To be done:
Omit images. Retype all entries verbatim.

Excerpted records:
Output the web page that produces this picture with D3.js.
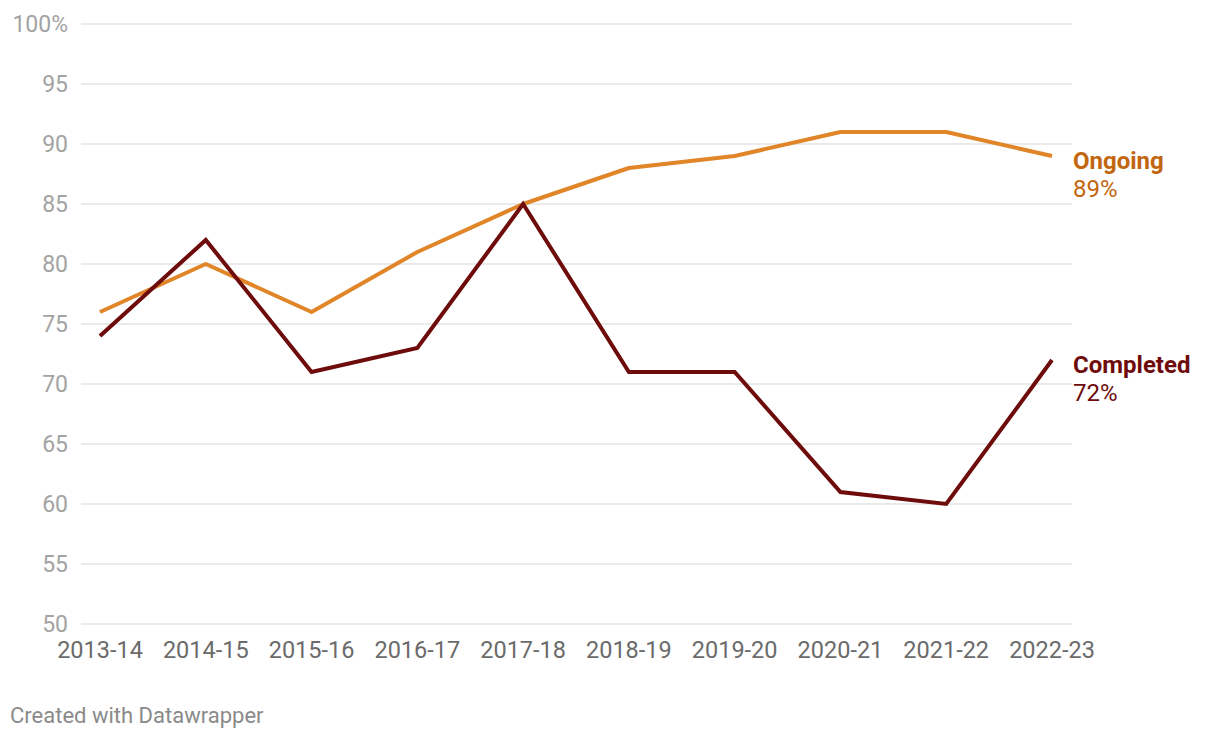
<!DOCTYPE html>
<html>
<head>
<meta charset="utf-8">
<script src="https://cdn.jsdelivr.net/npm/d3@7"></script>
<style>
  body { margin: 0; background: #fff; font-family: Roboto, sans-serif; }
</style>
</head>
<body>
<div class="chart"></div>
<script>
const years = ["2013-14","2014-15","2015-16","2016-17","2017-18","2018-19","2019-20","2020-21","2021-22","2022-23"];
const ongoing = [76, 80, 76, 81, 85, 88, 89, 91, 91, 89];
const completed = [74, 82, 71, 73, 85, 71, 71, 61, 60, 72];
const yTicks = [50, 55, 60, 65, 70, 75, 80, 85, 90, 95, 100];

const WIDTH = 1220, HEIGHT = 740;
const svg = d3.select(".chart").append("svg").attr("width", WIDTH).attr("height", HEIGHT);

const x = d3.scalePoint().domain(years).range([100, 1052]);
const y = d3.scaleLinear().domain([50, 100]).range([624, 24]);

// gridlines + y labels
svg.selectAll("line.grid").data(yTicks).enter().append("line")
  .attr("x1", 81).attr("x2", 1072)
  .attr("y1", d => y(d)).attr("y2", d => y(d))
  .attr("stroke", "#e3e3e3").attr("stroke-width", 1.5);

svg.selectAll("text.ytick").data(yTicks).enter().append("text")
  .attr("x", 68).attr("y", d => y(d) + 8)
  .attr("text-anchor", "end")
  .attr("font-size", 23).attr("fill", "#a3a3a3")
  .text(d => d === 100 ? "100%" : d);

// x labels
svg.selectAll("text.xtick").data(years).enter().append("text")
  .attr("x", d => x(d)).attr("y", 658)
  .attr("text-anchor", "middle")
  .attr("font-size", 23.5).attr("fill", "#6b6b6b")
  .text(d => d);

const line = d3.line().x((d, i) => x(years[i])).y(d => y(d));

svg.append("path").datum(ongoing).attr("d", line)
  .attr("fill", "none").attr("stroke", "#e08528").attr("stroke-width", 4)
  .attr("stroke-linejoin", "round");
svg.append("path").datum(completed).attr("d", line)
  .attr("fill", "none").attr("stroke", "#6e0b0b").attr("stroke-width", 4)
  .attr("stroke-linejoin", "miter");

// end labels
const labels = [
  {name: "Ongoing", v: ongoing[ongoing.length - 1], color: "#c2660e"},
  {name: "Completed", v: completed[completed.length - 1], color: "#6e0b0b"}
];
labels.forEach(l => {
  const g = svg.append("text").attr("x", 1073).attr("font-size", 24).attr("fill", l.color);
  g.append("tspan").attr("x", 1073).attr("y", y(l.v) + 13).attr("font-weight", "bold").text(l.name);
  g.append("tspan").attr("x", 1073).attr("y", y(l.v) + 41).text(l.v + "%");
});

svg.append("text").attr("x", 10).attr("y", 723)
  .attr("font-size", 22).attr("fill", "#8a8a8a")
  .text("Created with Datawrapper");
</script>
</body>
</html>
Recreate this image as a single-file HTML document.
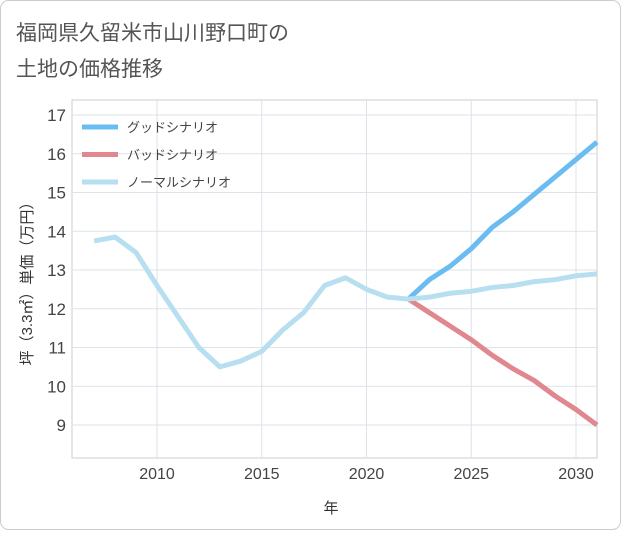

Result of the exercise:
Output the web page that produces this picture with D3.js.
<!DOCTYPE html>
<html>
<head>
<meta charset="utf-8">
<script src="https://cdn.jsdelivr.net/npm/d3@7"></script>
<style>
  body { margin: 0; background: #fff; font-family: Roboto, sans-serif; }
</style>
</head>
<body>
<div class="chart"></div>
<script>
const years = ["2013-14","2014-15","2015-16","2016-17","2017-18","2018-19","2019-20","2020-21","2021-22","2022-23"];
const ongoing = [76, 80, 76, 81, 85, 88, 89, 91, 91, 89];
const completed = [74, 82, 71, 73, 85, 71, 71, 61, 60, 72];
const yTicks = [50, 55, 60, 65, 70, 75, 80, 85, 90, 95, 100];

const WIDTH = 1220, HEIGHT = 740;
const svg = d3.select(".chart").append("svg").attr("width", WIDTH).attr("height", HEIGHT);

const x = d3.scalePoint().domain(years).range([100, 1052]);
const y = d3.scaleLinear().domain([50, 100]).range([624, 24]);

// gridlines + y labels
svg.selectAll("line.grid").data(yTicks).enter().append("line")
  .attr("x1", 81).attr("x2", 1072)
  .attr("y1", d => y(d)).attr("y2", d => y(d))
  .attr("stroke", "#e3e3e3").attr("stroke-width", 1.5);

svg.selectAll("text.ytick").data(yTicks).enter().append("text")
  .attr("x", 68).attr("y", d => y(d) + 8)
  .attr("text-anchor", "end")
  .attr("font-size", 23).attr("fill", "#a3a3a3")
  .text(d => d === 100 ? "100%" : d);

// x labels
svg.selectAll("text.xtick").data(years).enter().append("text")
  .attr("x", d => x(d)).attr("y", 658)
  .attr("text-anchor", "middle")
  .attr("font-size", 23.5).attr("fill", "#6b6b6b")
  .text(d => d);

const line = d3.line().x((d, i) => x(years[i])).y(d => y(d));

svg.append("path").datum(ongoing).attr("d", line)
  .attr("fill", "none").attr("stroke", "#e08528").attr("stroke-width", 4)
  .attr("stroke-linejoin", "round");
svg.append("path").datum(completed).attr("d", line)
  .attr("fill", "none").attr("stroke", "#6e0b0b").attr("stroke-width", 4)
  .attr("stroke-linejoin", "miter");

// end labels
const labels = [
  {name: "Ongoing", v: ongoing[ongoing.length - 1], color: "#c2660e"},
  {name: "Completed", v: completed[completed.length - 1], color: "#6e0b0b"}
];
labels.forEach(l => {
  const g = svg.append("text").attr("x", 1073).attr("font-size", 24).attr("fill", l.color);
  g.append("tspan").attr("x", 1073).attr("y", y(l.v) + 13).attr("font-weight", "bold").text(l.name);
  g.append("tspan").attr("x", 1073).attr("y", y(l.v) + 41).text(l.v + "%");
});

svg.append("text").attr("x", 10).attr("y", 723)
  .attr("font-size", 22).attr("fill", "#8a8a8a")
  .text("Created with Datawrapper");
</script>
</body>
</html>
Recreate this image as a single-file HTML document.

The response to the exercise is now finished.